Apple Inc. (NASDAQ:AAPL) usually makes a big splash when introducing new products, and it continued that tradition by making the largest corporate debt issue in history . The company borrowed $17 billion spread over six tranches, as shown in the table below.

Principal Amount

Coupon Rate and Maturity

$1,000,000,000

Floating-rate notes due 2016

$2,000,000,000

Floating-rate notes due 2018

$1,500,000,000

0.45% notes due 2016

$4,000,000,000

1% notes due 2018

$5,500,000,000

2.4% notes due 2023

$3,000,000,000

3.85% notes due 2043

Source: Apple 424B2 SEC filing dated May 1, 2013.

The money will be used “for general corporate purposes, including repurchases of our common stock and payment of dividends under our recently expanded program to return capital to shareholders.”

Apple Inc. (NASDAQ:AAPL)

It may seem strange that a company with a large pile of cash on its balance sheet would borrow to finance dividends and share buybacks, but when much of that cash is offshore, borrowing can make more sense than paying taxes to bring the capital back to the U.S. CAPS player ikkyu2 posted a good blog write-up explaining why borrowing is a better deal for the company than repatriating the cash. Apple Inc. (NASDAQ:AAPL) is essentially shorting bonds to buy its stock. Given the low rates on the bonds, investors might want to pass on the other side of that trade.

During an ordinary week, CNOOC Limited (ADR) (NYSE:CEO)‘s four-part, $4.5 billion offering would have been the big deal. The money will be used to help repay a bridge loan that financed CNOOC’s acquisition of Nexen. If anyone still needs evidence that business is an international enterprise, the Chinese oil company borrowed U.S. dollars through its British Virgin Islands finance subsidiary to pay for the acquisition of a Canadian company.

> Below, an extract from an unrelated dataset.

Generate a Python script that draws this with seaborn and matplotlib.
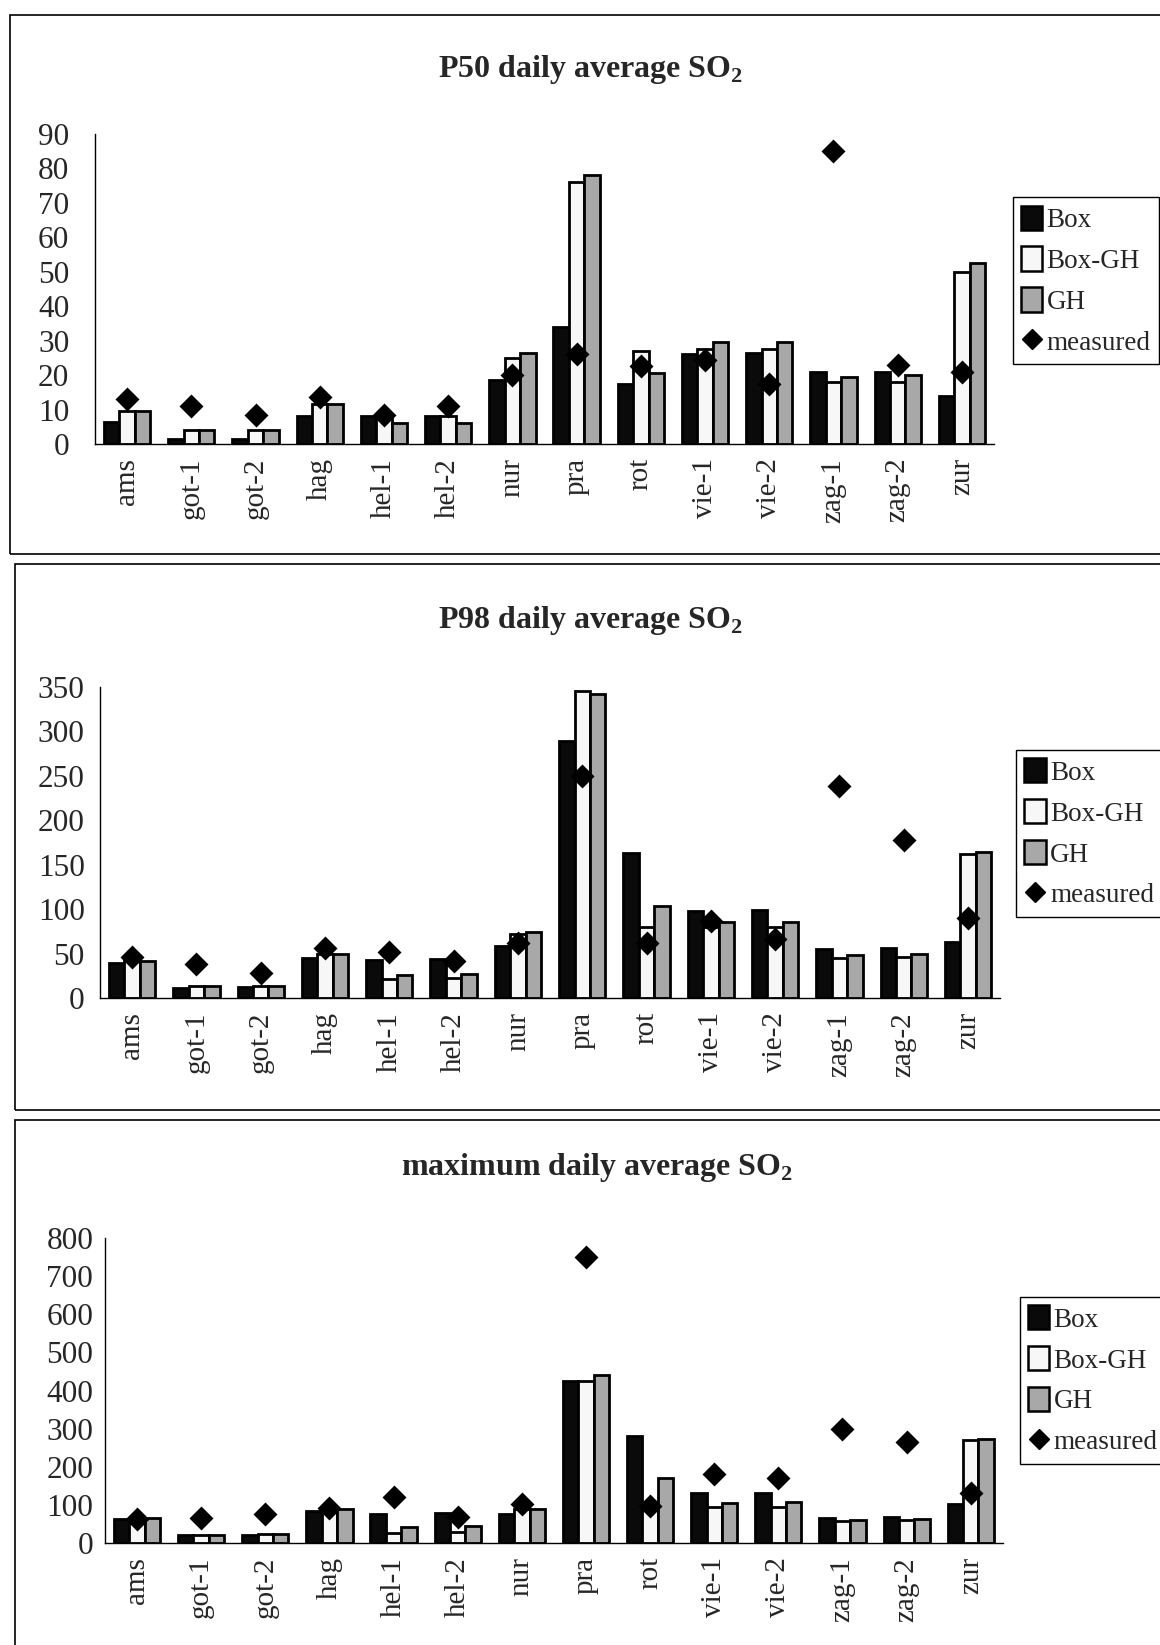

Barrick Gold Corporation (USA) (NYSE:ABX) and its North American finance subsidiary dug up $3 billion over three issues. $2 billion pay down a revolving credit facility, $500 million will repay maturing notes, and the other $500 million goes to the ever-uninformative “general corporate purposes.”
International Business Machines Corp. (NYSE:IBM) placed $2.25 billion split between three- and seven-year paper. The “Use of Proceeds” statement only listed “general corporate purposes.” A search at FINRA.org turned up four issues totaling more than $4.5 billion maturing over the next 12 months, so it’s a good bet that debt repayment will be the specific corporate purpose for the new money.